Docstoc

Memo - Get Now DOC

Document Sample
Memo - Get Now DOC Powered By Docstoc
					CITY OF BETHLEHEM
Department of Community and Economic Development
    Interoffice Memo
TO:             J. Michael Schweder, City Council President

FROM:           Darlene L. Heller, Director of Planning and Zoning

RE:             SALDO Revisions for Recreation Fees and Contributions
                Draft of Parks and Recreation Plan


At their May 10 meeting the Planning Commission voted to recommend approval of both the draft of the
Parks & Recreation Plan for the City of Bethlehem and Subdivision and Land Development Ordinance
(SALDO) revisions to section 1347.10, Recreation Lands and Fees. Both documents are attached for your
review and consideration.

The Park and Recreation Plan contains a complete inventory of all of the City’s existing park and
recreation resources and combines all of the park and recreations recommendations of the City’s most
recent master plans into one comprehensive document to address park and recreation issues for the City.

The SALDO amendment updates the requirements for contributions for land or fees in lieu of land to
address recreation impacts of new development.

Please include these items in an upcoming City Council agenda at your earliest convenience for further
consideration.


CC:     City Council members
        Mayor Callahan
        C. Spadoni
        J. Spirk
        Tony Hanna
        Jody Reppert




DATE:
                                                Darlene L. Heller
                                                Director of Planning and Zoning
ORDINANCE NO. __ - 2007



AN ORDINANCE AMENDING ARTICLE 1347.10 OF THE SUBDIVISION AND LAND
DEVELOPMENT ORDINANCE OF THE CITY OF BETHELHEM, PENNSYLVANIA AS AMENDED,
ENTINTLED RECREATION LAND AND FEES

THE COUNCIL OF THE CITY OF BETHELHEM HEREBY ORDAINS AS FOLLOWS:

Section 1. That current Section 1347.10, in the Subdivision and Land Development Ordinance, shall be
deleted and replaced with the following Section 1347.10:

1347.10.         Recreation Lands and Fees.

 A      Purposes. To provide adequate park and recreational lands and facilities to serve inhabitants/occupants
of new and expanded developments, for both active and passive recreation. To recognize and carry out the
City of Bethlehem Parks and Recreation Plan.

 B.    Applicability. This section shall apply to any subdivision or land development for which a plan is
submitted after the effective date of this amendment.

       1.        This Section 1347.10 shall not apply to applications that:
 a)    the City Planning Bureau determines only involve adjustments or corrections to an approved
preliminary or final subdivision or land development plan, provided the adjustments do not increase the
number of proposed dwelling units; or
 b)    only involve non-commercial recreation land or buildings, primary or secondary schools, colleges,
universities and places of worship.

2.      The City may waive these fees for any residential units that utilize any federal, state, or local public
funds, tax credits, or other similar financial programs in which the owner agrees to keep the housing units
affordable for low and moderate income residents based on the affordability guidelines in the specific program
or programs used in financing the housing units. Financing programs would include but not be limited to the
use of Federal Community Development Block Grant (CDBG) and HOME Investment Partnership funds,
Pennsylvania Housing Finance Agency tax credit or other financing programs, programs using public housing
funding, local or county affordable housing trust fund projects, or programs using funding provided for low
and moderate income housing by foundations or not-for-profit organizations. The specific term of
affordability would be established under the terms of the individual programs used in the financing of the
units.

 C.    Limitations on Use of Fees.

        1.       Fees collected under this section shall be accounted for separately from other City funds, with
interest earnings retained in such account.

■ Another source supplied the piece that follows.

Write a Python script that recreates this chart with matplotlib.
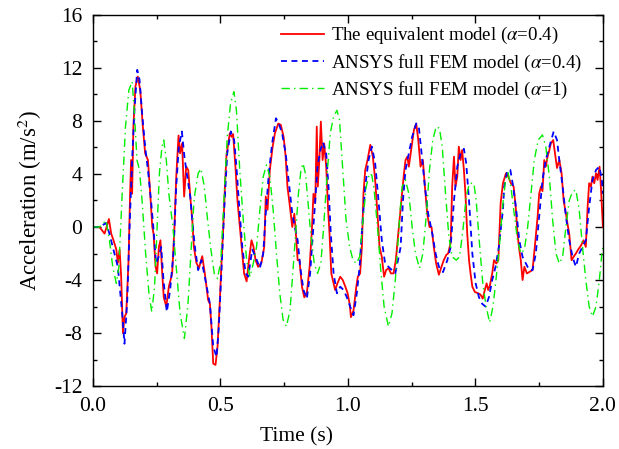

        2.       To make sure that the lands and facilities are accessible to the inhabitants of the developments
that paid fees towards their cost, such fees should only be used within a 5-mile radius of the boundaries of the
subdivision or land development that paid the fees, unless the fees are used within a recreation area open to the
public that the City determines serves the entire City.

        3.      Such fees shall only be used for the following: acquisition of public recreation land and open
space, development of public recreational facilities, landscaping of public lands and closely related
engineering, design work and debt payments.

        4.        Unless the City commits the fees for a different set of facilities or recreation area at the time
of or prior to receipt, then as a default to comply with Section 503(11)(vi), the fees shall be used for the
further development of the Monocacy Park as a generally centrally located recreation area providing programs
and facilities for all residents and employees within the entire City.
D. Land to be Preserved. Any subdivision or land development regulated under this Section 1347.10 shall be required
   to dedicate the specified amount of recreation land, unless: a) the City and the applicant mutually agree that
   recreation fees shall be required in-lieu of land or b) the applicant does not propose to dedicate recreation land
   meeting City requirements and the City determines that fees should be required instead of a land requirement.

        The City Bureau of Planning and Zoning shall make this determination in consultation with the Department of
        Parks and Public Property.

                1.       As a general non-binding guideline, it is the intent of this Section that developments that
        would otherwise be required to provide less than one acre of new recreation land should be required to pay a
        recreation fee in lieu of dedicating land, unless the recreation land would be connected to adjacent recreation
        land.

                2.        The land and fee requirements of this section shall be based upon the number of new dwelling
        units and the square feet of floor area within new principal non-residential buildings that would be allowed on
        the lots of a subdivision or land development after approval.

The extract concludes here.